As disposições em contrário eram revogadas. Os índios eram assim considerados legalmente como qualquer produto da selva que podia ser arrancado e extraído para uso e abuso da minoria que se autoidentificava como “branca”. O Governo Provincial apoiava toda a iniciativa privada na exploração da mão de obra indígena sob o pretexto de que o “índio bravio” receberia uma educação “civilizadora” podendo dentro de dez anos – imaginem que magnanimidade – ser considerado um “aldeano”. No entanto, se um “branco” quisesse “educar” um índio colhido no mato por outro “branco”, pagava multa e entrava em cana. Resguardava-se assim o monopólio da “educação” na base do “eu vi primeiro, é meu”.
Mas o projeto não vingou. Não bastava permitir a caça ao índio. Era necessário incentivar os agentes com prêmios. Os nobres deputados voltaram a entrar na História pelas portas dos fundos alguns anos mais tarde. A Lei nº 86, de 22 de outubro de 1858, decretada pela Assembleia Legislativa Provincial e sancionada pelo presidente da Província Francisco José Furtado, além de conceder um prêmio de 200$000 reis a cada mil árvores frutíferas de cacau plantadas em terreno próprio, em seu artigo terceiro concedia ainda “o prêmio de 50$000 reis por indígena isolado e 100$000 reis por chefe de família indígena excedente a duas pessoas maiores de oito anos de idade, ao empresário que colonizar e fizer rezidir no estabelecimento número superior a 15 indígenas”.

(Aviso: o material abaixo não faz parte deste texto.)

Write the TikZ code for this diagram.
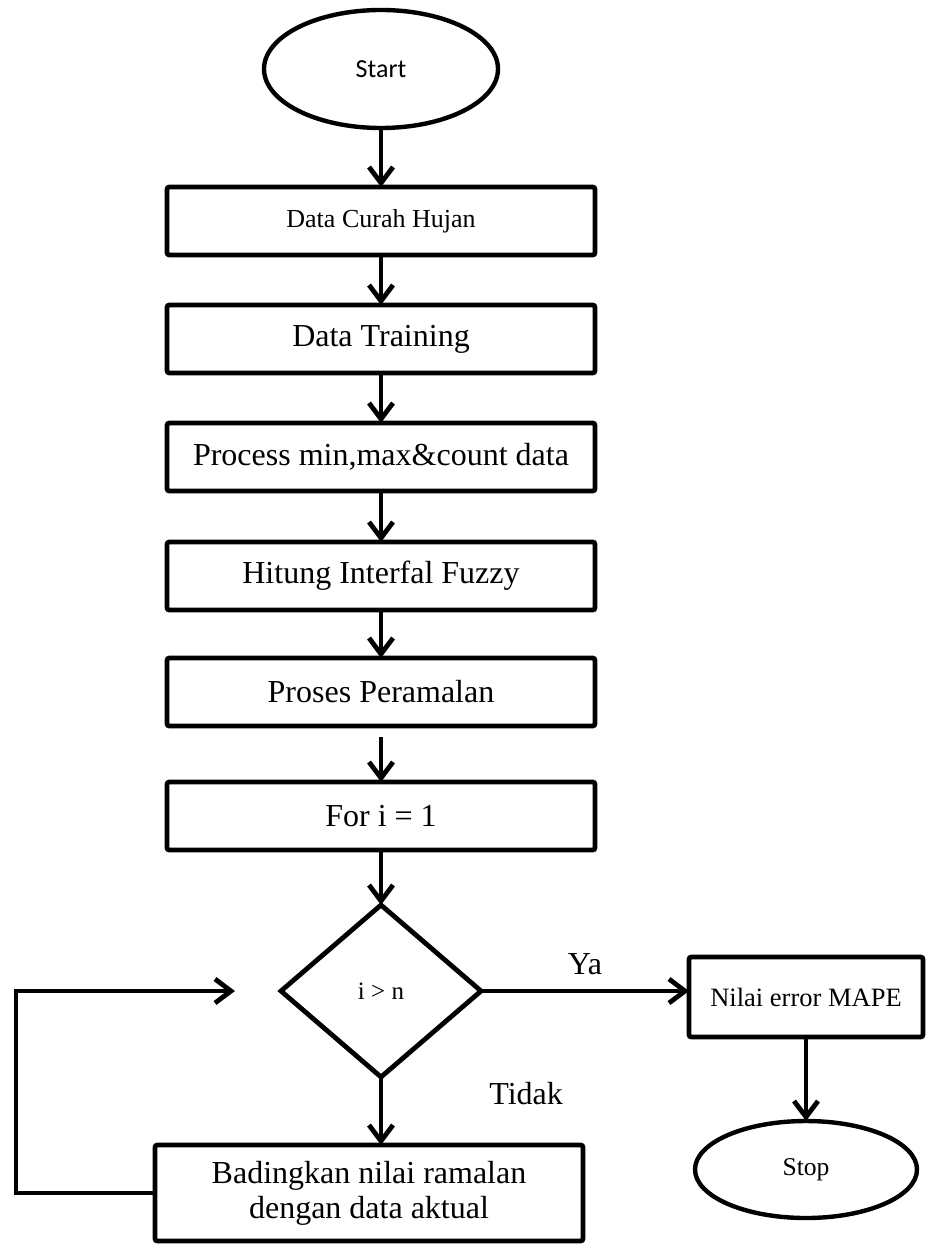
\documentclass[tikz,border=0pt]{standalone}
\usepackage{fontspec}
\setmainfont{Liberation Serif}
\newfontfamily\startfont{Carlito}
\usepackage{tikz}
\usetikzlibrary{arrows.meta,positioning,shapes.geometric}

\begin{document}
\begin{tikzpicture}[
  box/.style={draw, line width=2.4pt, rounded corners=1.2pt, outer sep=0pt,
              minimum width=214pt, minimum height=34pt,
              font=\fontsize{16}{17.5}\selectfont, align=center},
  term/.style={draw, ellipse, line width=2.2pt, outer sep=0pt, inner sep=0pt},
  decision/.style={draw, diamond, line width=2.4pt, outer sep=0pt, inner sep=0pt,
                   minimum width=100pt, minimum height=86pt, font=\fontsize{12.5}{14}\selectfont},
  arr/.style={-{Straight Barb[length=8pt,width=12pt]}, line width=2.4pt},
  lbl/.style={inner sep=0pt, font=\fontsize{16}{18}\selectfont}
]
\useasboundingbox (0,0) rectangle (464pt,-622.5pt);

\node[term, minimum width=117pt, minimum height=59pt, font=\startfont\fontsize{13}{15}\selectfont]
  (start) at (190.5pt,-34.5pt) {Start};
\node[box, below=29.5pt of start, font=\fontsize{13}{15}\selectfont] (curah) {Data Curah Hujan};
\node[box, below=25pt of curah] (training) {Data Training};
\node[box, below=25pt of training] (minmax) {Process min,max\&count data};
\node[box, below=25.5pt of minmax] (interval) {Hitung Interfal Fuzzy};
\node[box, below=24pt of interval] (ramal) {Proses Peramalan};
\node[box, below=28pt of ramal] (fori) {For i = 1};
\node[decision, below=27.5pt of fori] (cond) {i > n};
\node[box, below=34pt of cond, xshift=-6pt, minimum height=48pt] (banding)
  {Badingkan nilai ramalan\\dengan data aktual};
\node[box, right=104pt of cond, yshift=-3pt, minimum width=117pt, minimum height=40pt,
      font=\fontsize{13.25}{15}\selectfont] (mape) {Nilai error MAPE};
\node[term, below=42pt of mape, minimum width=111pt, minimum height=48.5pt,
      font=\fontsize{12.8}{15}\selectfont] (stop) {Stop};
\coordinate[left=23pt of cond.west] (loopin);

\draw[arr] (start) -- (curah);
\draw[arr] (curah) -- (training);
\draw[arr] (training) -- (minmax);
\draw[arr] (minmax) -- (interval);
\draw[arr] (interval) -- (ramal);
\draw[arr, shorten <=5.5pt] (ramal) -- (fori);
\draw[arr] (fori) -- (cond);
\draw[arr] (cond.east) -- node[lbl, above=7pt] (ya) {Ya} (cond.east -| mape.west);
\draw[arr] (cond.south) -- node[lbl, pos=0.24, right=53pt] (tidak) {Tidak} (cond.south |- banding.north);
\draw[arr] (mape) -- (stop);
\draw[arr] (banding.west) -- ++(-69.5pt,0) |- (loopin);
\end{tikzpicture}
\end{document}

No entanto, não podia ser qualquer índio. A lei era bastante clara no seu artigo 4º quando estipulava que “para que haja lugar ao pagamento do prêmio estabelecido é preciso que seja o indígena dos que são reputados propriamente gentios, sem vislumbre de civilização e extraído das mattas”.
O Governo estabelecia no art. 5º uma rigorosa fiscalização para evitar trapaças dos “brancos”. “Branco”com “branco”se entendem, mas o Governo da Província temia que “os empresários amazonenses” empurrassem gato por lebre e trouxessem fraudulentamente índios já em contato, abiscoitando assim indevidamente a grana destinada como prêmio.
Leilão de índios
Mais de um século depois deste “leilão-leilão quem dá mais”, podemos imaginar os deputados que almoçavam e jantavam o fruto do trabalho indígena discutindo a forma mais adequada de explorar avidamente a força de trabalho dos donos efetivos do território amazonense que justamente teriam de ser espoliados de suas terras para se transformarem em mão de obra semiescrava. Tudo isto, além de ser uma forma de “cuspir no mato em que comiam” – o que é um juízo moral – era também uma burrice espetacular, uma estupidez siderúrgica, com consequências idênticas ao extrativismo selvagem, que em nome do lucro imediato destruiu as árvores que proporcionavam a riqueza.
Numa Assembleia de uma província majoritariamente indígena, onde os índios não se achavam representados, os deputados foram responsáveis por uma política que mais tarde o próprio marechal Rondon classificaria como genocida. Fazendo as contas na ponta do lápis podemos concluir que um índio isolado tinha o mesmo valor que 250 árvores de cacau ou de café, mas se era chefe de uma família com pelo menos duas pessoas maiores de oito anos então o seu valor duplicava para 500 árvores.
Isto tudo ocorreu há mais de cem anos. Hoje no Amazonas, os índios não mais constituem demograficamente uma maioria esmagadora como naquela época, devido justamente a esta política que conduziu nações inteiras ao extermínio. Portanto, o valor do índio não é mais o de mão de obra barata, embora os Makuxi e os Wapixana de Roraima – vaqueiros improvisados de um novo tempo – garantam o contrário. Hoje, o preço do índio deve ser medido, sobretudo, pelo valor de suas terras. Parece mais cômodo, porém, ficar limitado ao passado. De qualquer forma, fica a pergunta: quanto vale um índio, hoje, no Amazonas? O leitor, por analogia e com auxílio da inteligência e de uma calculadora eletrônica, que dê uma resposta.
P.S. Publicada no jornal A NOTICIA, de Manaus, em 27 de abril de 1979, pg. 3, 1º Caderno.